I recently read this thread this guy is explaining how he uses his daw as a console and his analog mixer for summing:
title: ANALOGUE CONSOLE w/ DAW SUMMING vs DAW CONSOLE w/ ANALOGUE SUMMING
It is the exact method that a lot of pros are doing now and I have always mixed in the box and don't know about hardware and wiring a whole lot so I am a bit of a noob on that, but I still wanted to give this mixing method a shot.
On the 2nd page a user asked...
"Can i use my Allen and Heath analog classic mixer GS3 as summing mixer ? so i summing 16 line from rosetta 800 and 003 to the mixer.. and send back as stereo to rosetta as like summing mixer are?"
but no one answered him. I have the same cheap mixer as him and was wondering if I can turn my daw into my console and sum with this mixer or any other cheap Mackie or analog mixer). Can someone explain to me or draw a diagram on the wiring and what would I need to connect where; so I know how I would be able to do this?
Welcome to RO!
We've had many threads here in these forums about what could loosely be called hybrid mixing.
A few points about the GS thread you linked to:
1) It has the GS vibe and treatment, both of the topic and the attitude between contributors. Although not as extreme as some threads over there, it seems that you cannot contribute anything regarded as meaningful unless your personal level control is turned up to 11.
2) The elephant in the room in their thread is PT, in versions that were the rage at the time of the posts, i.e. 10 years ago or more. It's little wonder that they are all desperately fighting for better-sounding mixes.

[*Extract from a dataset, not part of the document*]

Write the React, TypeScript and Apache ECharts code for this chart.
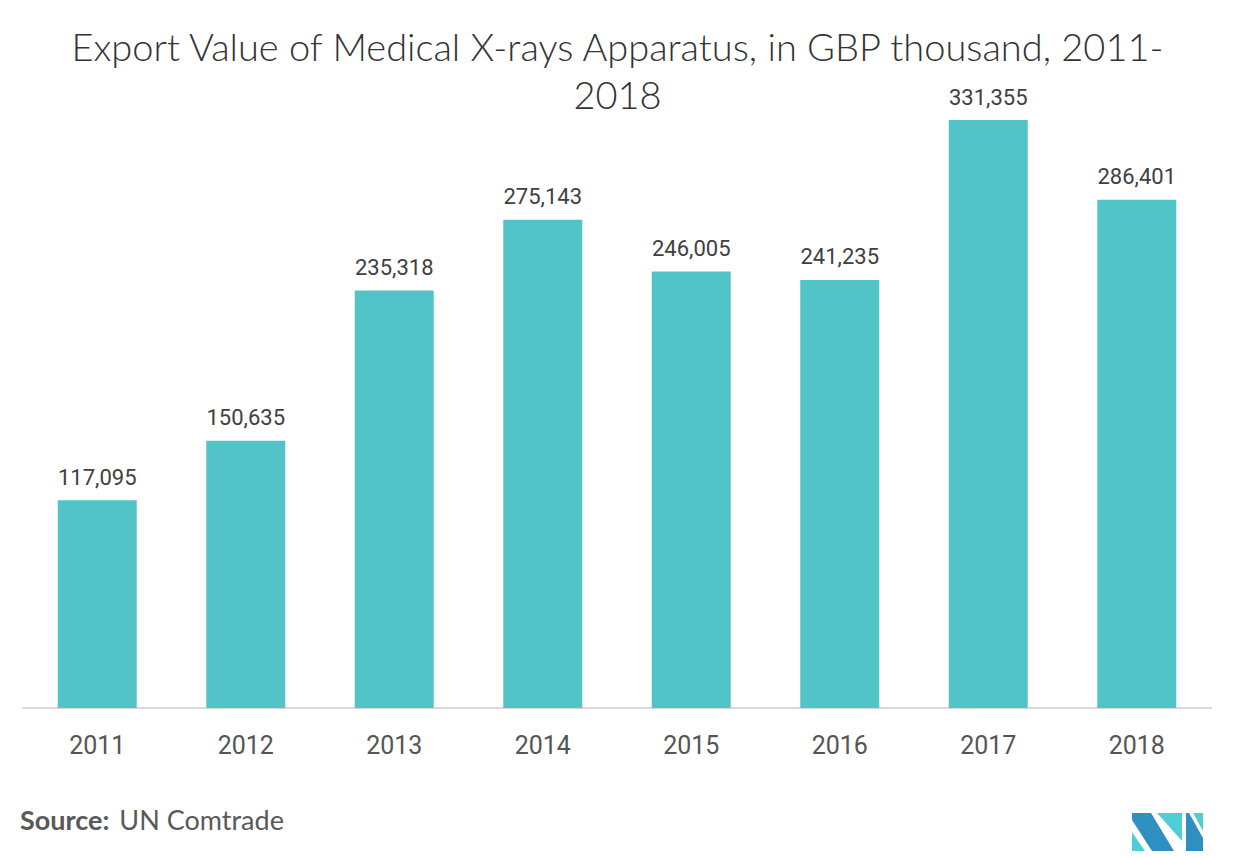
import React, { useEffect, useRef } from "react";
import * as echarts from "echarts";

const categories = ["2011", "2012", "2013", "2014", "2015", "2016", "2017", "2018"];
const exportValues = [117095, 150635, 235318, 275143, 246005, 241235, 331355, 286401];

const TITLE = "Export Value of Medical X-rays Apparatus, in GBP thousand, 2011-\n2018";

export default function App() {
  const ref = useRef<HTMLDivElement>(null);
  useEffect(() => {
    if (!ref.current) return;
    const chart = echarts.init(ref.current, null, { renderer: "svg" });
    const dark = "#2F8FC1";
    const light = "#4FCFD5";
    chart.setOption({
      animation: false,
      backgroundColor: "#ffffff",
      title: {
        text: TITLE,
        left: "center",
        top: 17,
        textStyle: {
          fontFamily: "Lato",
          fontWeight: 300,
          fontSize: 38,
          color: "#333333",
          lineHeight: 48,
        },
      },
      grid: { left: 23, right: 24, top: 87, bottom: 149, containLabel: false },
      xAxis: {
        type: "category",
        data: categories,
        axisLine: { lineStyle: { color: "#d9d9d9", width: 2 } },
        axisTick: { show: false },
        axisLabel: {
          fontFamily: "Roboto",
          fontSize: 25,
          color: "#555555",
          margin: 25,
        },
      },
      yAxis: {
        type: "value",
        min: 0,
        max: 350000,
        show: false,
        splitLine: { show: false },
      },
      series: [
        {
          type: "bar",
          data: exportValues,
          barWidth: 79,
          itemStyle: { color: "#52C4C7" },
          label: {
            show: true,
            position: "top",
            distance: 12,
            fontFamily: "Roboto",
            fontSize: 22,
            color: "#404040",
            formatter: (p: any) => Number(p.value).toLocaleString("en-US"),
          },
        },
      ],
      graphic: [
        {
          type: "text",
          left: 20,
          top: 806,
          style: {
            text: "{b|Source:}{s| }{n|UN Comtrade}",
            rich: {
              b: { fontFamily: "Lato", fontWeight: "bold", fontSize: 27, fill: "#595959" },
              s: { fontFamily: "Lato", fontSize: 27, width: 10 },
              n: { fontFamily: "Lato", fontWeight: 400, fontSize: 27, fill: "#595959" },
            },
          },
        },
        { type: "polygon", shape: { points: [[1132, 832], [1132, 851], [1145, 851]] }, style: { fill: light } },
        { type: "polygon", shape: { points: [[1132, 813], [1151, 813], [1174, 851], [1152, 851], [1132, 820]] }, style: { fill: dark } },
        { type: "polygon", shape: { points: [[1157, 813], [1182, 813], [1182, 841]] }, style: { fill: light } },
        { type: "polygon", shape: { points: [[1186, 813], [1189, 813], [1203, 838], [1203, 851], [1186, 851]] }, style: { fill: dark } },
        { type: "polygon", shape: { points: [[1193, 813], [1203, 813], [1203, 831]] }, style: { fill: light } },
      ],
    });
    return () => chart.dispose();
  }, []);
  return (
    <div
      ref={ref}
      style={{ position: "fixed", left: 0, top: 0, width: 1235, height: 857 }}
    />
  );
}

3) One of the innovations that we introduced here in RO discussions is what I called the "two-box method", where the mix capture device is digitally-decoupled from the source device (i.e. does not share the same sampling clock). It's not easy to read right through the GS threads, but I don't believe this concept was mentioned there either explicitly or implicitly. The conceptual model I propounded here many years ago was an analogy of the old "direct-to-disc" recording, where an analogue mix was done on-the-fly and sent to a disc cutter as a stereo pair. The up-to-date equivalent model of that would be having a magic stereo microphone with pre-amp that feeds a two-track digital capture device. All your tracking, effects and mixing can be a combination of analogue and digital processes, but the result is a two-track analogue mix to be captured by a quality ADC in a stereo recorder of some sort (usually a second DAW). If nothing else, this model helps concentrate the mind of the mix engineer on what is important at each stage of the process.
Your question about using a Rosetta 800 to feed an analogue mixer with the tracks and stems from a session is right along this path. Where you may want to think in a little more detail is what you do with the analogue two-track mix. Even capturing it on something like a DAT recorder may give better results than sending it back to the computer that is generating the mix source tracks.
There is no right and wrong in the method. It's all about the sound of the result.